Although I was somewhat stunned into silence for a moment (no one had ever asked me that before he did!), I found the presence of mind to give further motive behind my reasoning. I explained the idea of saving a gift so special that only one person could ever accept it; offered to him the thought that the peer pressure and the waiting are for such a short time in comparison to the rest of my life; and shared my conviction that the sacrifice makes the gift that much more wonderful.

Even though I worked with him the whole summer, and we discussed such ideas often, I was never quite able to have him see my side of things and completely agree with me on this point. However, he did later admit that it was "kinda nice" for me to hold this higher standard. He even confessed that when his daughter gets older, he would probably want her to do the same things I am doing -- or is it the things that I am NOT doing? ;o)

Regardless of this small victory, there are those who still question how I can have any "fun" if I am not out drinking or just partying, in general. Although some people might mock me for my standards and declare that I will someday grow out of "such childish beliefs" (I pray that I will not!), I find that the greater part of people respect and admire my decisions. I see that more often than not, I earn much more respect from them after having known them for a while.

Surprisingly, I have many people share with me their wish that they could go backward in time and do things differently for themselves. With heads bowed and hushed voices, they reveal their regrets to me. I see the pain written across their faces and, once again, I recall why I hold to these specific standards. I hear the remorse in their voice as they implore of me not to make the same mistakes and encourage me to continue down my current path.

Although each person who asks about my beliefs does not come to agree with me on all of my convictions (nor do I expect them to do so), I have found that other's acceptance or approval is not what is important. As I mentioned earlier, these discussions truly are a means for me to make firm in my mind why I believe these things. It compels me to be sure that I believe these things for the right reasons. It causes me to be certain this is the best way, the right way of life; not simply because this is what my parents believe or raised me to believe, but because it it what I truly believe the Bible teaches.

For the most part, I find that people will change their ideas of Christianity after getting to know me a little better. Personally, I think they are just shocked that I have not smacked them on their head with my Bible! ;o) Maybe they are just amazed at how different I am from their previous conceptions. (I have to admit that I have my own inferences of people as well, so I cannot fault them too much for thinking things of me! :o) lol)

However different each person's opinions may be, regardless of their diversity in background, I notice that most people receive their ideas from the same three sources: the media, their family, and their friends. I suppose this is valid in almost any case of inference, not only those regarding Christianity.

In my experience, I have found the definition given at the onset of this paper to be true. I can see how these affect my everyday life, and I often wonder how and when people's inferences took place.

Was there one specific moment at which they came to believe as they do?
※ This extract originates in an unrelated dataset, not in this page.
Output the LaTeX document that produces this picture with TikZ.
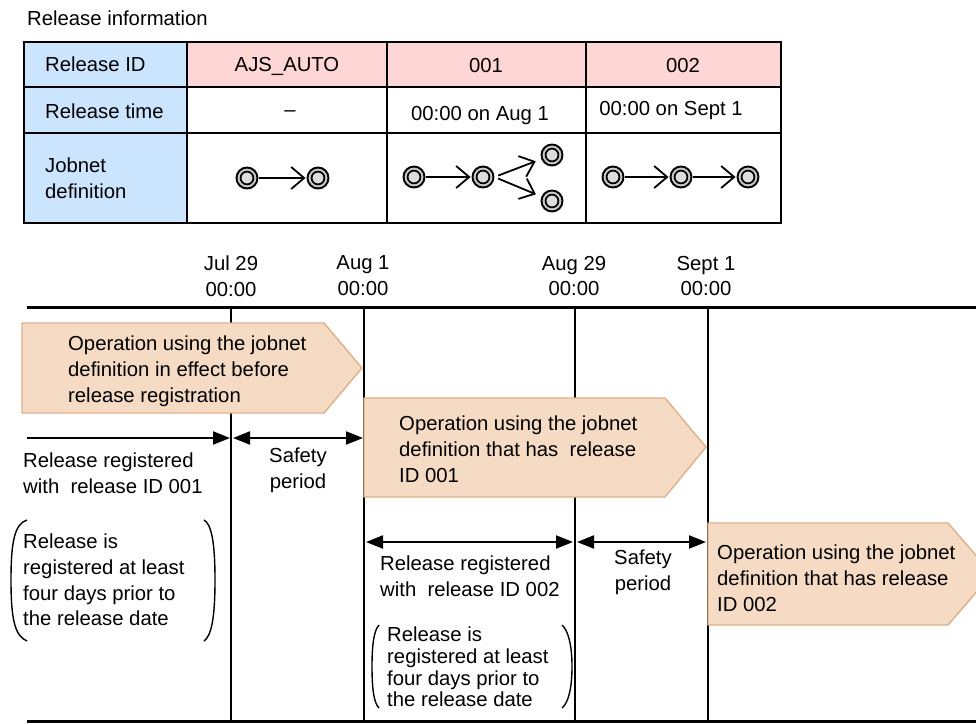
\documentclass[tikz,border=0pt]{standalone}
\usepackage{fontspec}
\setmainfont{Liberation Sans}
\usetikzlibrary{arrows.meta}

\definecolor{idblue}{HTML}{CCE5FF}
\definecolor{idpink}{HTML}{FFD6D6}
\definecolor{opfill}{HTML}{F5DBC4}
\definecolor{opline}{HTML}{DDB08A}
\definecolor{ringgray}{HTML}{C8C8C8}
\definecolor{coregray}{HTML}{DCDCDC}

\tikzset{
  txt/.style={font=\fontsize{20.3}{25.8}\selectfont, inner sep=0pt, align=left},
  txtc/.style={txt, align=center},
  line/.style={font=\fontsize{20.3}{25.8}\selectfont, inner sep=0pt, anchor=base},
  tight/.style={font=\fontsize{20.3}{21.8}\selectfont},
  cell/.style={line width=1.6pt},
  opbox/.style={fill=opfill, draw=opline, line width=1.4pt, line join=miter},
  tline/.style={line width=3pt},
  vline/.style={line width=1.4pt},
  spanboth/.style={line width=2pt, {Triangle[length=17pt,width=13pt]}-{Triangle[length=17pt,width=13pt]}},
  spanright/.style={line width=2pt, -{Triangle[length=17pt,width=13pt]}},
  paren/.style={line width=1.4pt},
  jobicon/.style={circle, draw, line width=1.9pt, fill=ringgray, minimum size=21pt, inner sep=0pt,
    path picture={\draw[line width=1.7pt, fill=coregray] (path picture bounding box.center) circle[radius=6.4pt];}},
  iconarrow/.style={line width=1.8pt, -{Straight Barb[length=13pt,width=22pt]}, shorten >=1pt, shorten <=1pt},
}

\begin{document}
\begin{tikzpicture}[x=1pt, y=-1pt]
    \useasboundingbox (0,0) rectangle (976,724);

    % Release information table
    \node[line, anchor=base west] (relinfo) at (27,25) {Release information};
    \fill[idblue] (24,42) rectangle (187,223);
    \fill[idpink] (187,42) rectangle (781,87);
    \draw[cell] (24,42) rectangle (781,223);
    \draw[cell] (24,87) -- (781,87);
    \draw[cell] (24,133) -- (781,133);
    \foreach \cx in {187,387,586}
        \draw[cell] (\cx,42) -- (\cx,223);

    \node[line, anchor=base west] (hid) at (45,71) {Release ID};
    \node[line, anchor=base west] (htime) at (45,118) {Release time};
    \node[txt, anchor=west] (hdef) at (45,178) {Jobnet\\definition};

    \node[line] (idauto) at (287,71) {AJS\_AUTO};
    \node[line] (idone) at (486,72) {001};
    \node[line] (idtwo) at (683,72) {002};

    \node[line] (tauto) at (290,116) {–};
    \node[line] (tone) at (480,120) {00:00 on Aug 1};
    \node[line] (ttwo) at (671,115) {00:00 on Sept 1};

    % Jobnet definitions
    \node[jobicon] (a1) at (247,178) {};
    \node[jobicon] (a2) at (318,178) {};
    \draw[iconarrow] (a1) -- (a2);

    \node[jobicon] (b1) at (414,177) {};
    \node[jobicon] (b2) at (483,177) {};
    \node[jobicon] (b3) at (552,155) {};
    \node[jobicon] (b4) at (552,201) {};
    \draw[iconarrow] (b1) -- (b2);
    \draw[iconarrow, shorten <=4pt, shorten >=6pt] (b2.east) -- (b3);
    \draw[iconarrow, shorten <=4pt, shorten >=6pt] (b2.east) -- (b4);

    \node[jobicon] (c1) at (613,177) {};
    \node[jobicon] (c2) at (681,177) {};
    \node[jobicon] (c3) at (748,177) {};
    \draw[iconarrow] (c1) -- (c2);
    \draw[iconarrow] (c2) -- (c3);

    % Dates
    \node[txtc] (djul) at (231,276) {Jul 29\\00:00};
    \node[txtc] (daug) at (363,276) {Aug 1\\00:00};
    \node[txtc] (daugb) at (574,276) {Aug 29\\00:00};
    \node[txtc] (dsep) at (706,276) {Sept 1\\00:00};

    % Time axis
    \coordinate (tstart) at (27,307);
    \coordinate (tend) at (976,307);
    \coordinate (jul) at (231,307);
    \coordinate (aug) at (364,307);
    \coordinate (augb) at (575,307);
    \coordinate (sep) at (708,307);
    \coordinate (bot) at (27,721);
    \foreach \d in {jul,aug,augb,sep}
        \draw[vline] (\d) -- (\d |- bot);
    \draw[tline] (tstart) -- (tend);
    \draw[tline] (bot) -- (bot -| tend);

    % Operation periods
    \draw[opbox] (22,323) -- (324,323) -- (362,368) -- (324,413) -- (22,413) -- cycle;
    \node[txt, anchor=west] (opauto) at (68,371) {Operation using the jobnet\\definition in effect before\\release registration};

    \draw[opbox] (364,398) -- (665,398) -- (706,447) -- (665,497) -- (364,497) -- cycle;
    \node[txt, anchor=west] (opone) at (399,449) {Operation using the jobnet\\definition that has\ \ release\\ID 001};

    \draw[opbox] (708,523) -- (948,523) -- (992,574) -- (948,625) -- (708,625) -- cycle;
    \node[txt, anchor=west] (optwo) at (717,578) {Operation using the jobnet\\definition that has release\\ID 002};

    % Registration for 001
    \coordinate (regone) at (27,438);
    \draw[spanright, shorten >=1pt] (regone) -- (jul |- regone);
    \draw[spanboth, shorten <=2pt, shorten >=1pt] (jul |- regone) -- (aug |- regone);
    \node[txt, anchor=west] (lregone) at (23,473) {Release registered\\with\ \ release ID 001};
    \node[txtc] (lsafeone) at (298,470) {Safety\\period};

    \draw[paren] (27,520) .. controls (15,524) and (11,540) .. (11,580) .. controls (11,620) and (15,636) .. (27,641);
    \draw[paren] (204,520) .. controls (211,524) and (215,540) .. (215,580) .. controls (215,620) and (211,636) .. (204,641);
    \node[txt, anchor=west] (noteone) at (23,580) {Release is\\registered at least\\four days prior to\\the release date};

    % Registration for 002
    \coordinate (regtwo) at (364,542);
    \draw[spanboth, shorten <=2pt, shorten >=2pt] (regtwo) -- (augb |- regtwo);
    \draw[spanboth, shorten <=2pt, shorten >=2pt] (augb |- regtwo) -- (sep |- regtwo);
    \node[txt, anchor=west] (lregtwo) at (380,576) {Release registered\\with\ \ release ID 002};
    \node[txtc] (lsafetwo) at (643,572) {Safety\\period};

    \draw[paren] (379,625) .. controls (374,630) and (372,645) .. (372,666) .. controls (372,690) and (374,703) .. (379,708);
    \draw[paren] (562,625) .. controls (568,630) and (572,645) .. (572,666) .. controls (572,690) and (568,703) .. (562,708);
    \node[txt, tight, anchor=west] (notetwo) at (387,667) {Release is\\registered at least\\four days prior to\\the release date};

\end{tikzpicture}
\end{document}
Was it a gradual process? Was it simply something they never thought to change?

Inferences come about on an everyday basis. Sometimes, the ideas we make are based upon those thoughts imparted on us by our parents; other times, the choices are determined by occurrences in our lives, or even possibly actions taken against us; many times, we have no idea of the prejudices we hold; and often, we do not realize the effect that they have in our daily lives.

~October 2003

1 comment:

Tori said...

Great series of posts Arlene, a blessing to read.